The restaurant continues under the leadership of Gibbs’ son, Matt Teague, the fourth generation of the family to follow that path.
“Its just a comfortable place where the locals eat and can see their friends. It’s a familial type atmosphere,” said Rowe. “A lot of the regulars know the menu as well as Mike or Matt. They know what to expect on certain days, and it better be on the menu board on that day!”
Gibbs had been Ellijay’s representative on the water and sewer authority board since 2000 and its chairman since 2013. He was re-elected as chairman in August.
“I was really impressed by his work with the water authority board, running it professionally and doing things the right way,” said Westmoreland.
Rowe said Gibbs weighed the overall impact of decisions and how they would affect the county as a whole.
“He was a steady hand in keeping the county going forward, but, at the same time, being fiscally responsible,” he added. “We’ve got a lot to be grateful for (with that). He always put the customers first and was a fairness-for-all type of chairman, not just for any special interest group.”
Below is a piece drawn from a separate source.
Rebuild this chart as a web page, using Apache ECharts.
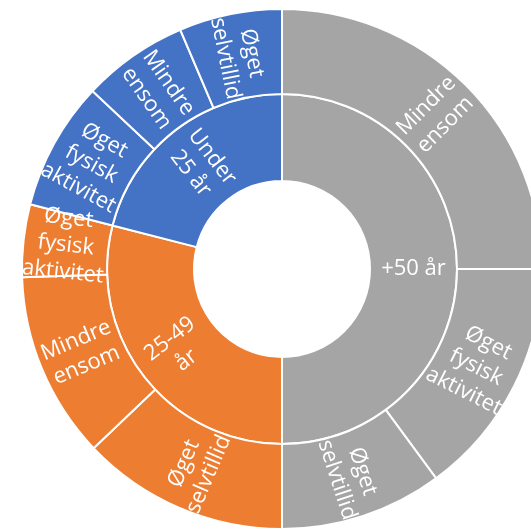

Gibbs’ time as chairman saw many system improvement projects come to fruition, including expansion of the water system and the authority’s first system interconnection with Pickens County, noted Tony Whitaker, the water board’s assistant secretary/treasurer. “He was an outstanding citizen for the county and a great steward for the water authority,” added Whitaker. “If we had an emergency (situation) or something and couldn’t have a called meeting, he would always call each one of us and (let us know what was happening). He was always on top of things.”
Both the Ellijay-Gilmer County Water and Sewerage Authority office, located at 1023 Progress Road, and Mike’s Ellijay Restaurant have announced that they will close Wednesday, Sept. 20, for Gibbs’ funeral.
Since that day is a bill due date for water authority customers, the due date will be extended until Thursday, Sept. 21, and late penalties won’t be added until Friday, Sept. 22, said a statement from the water authority.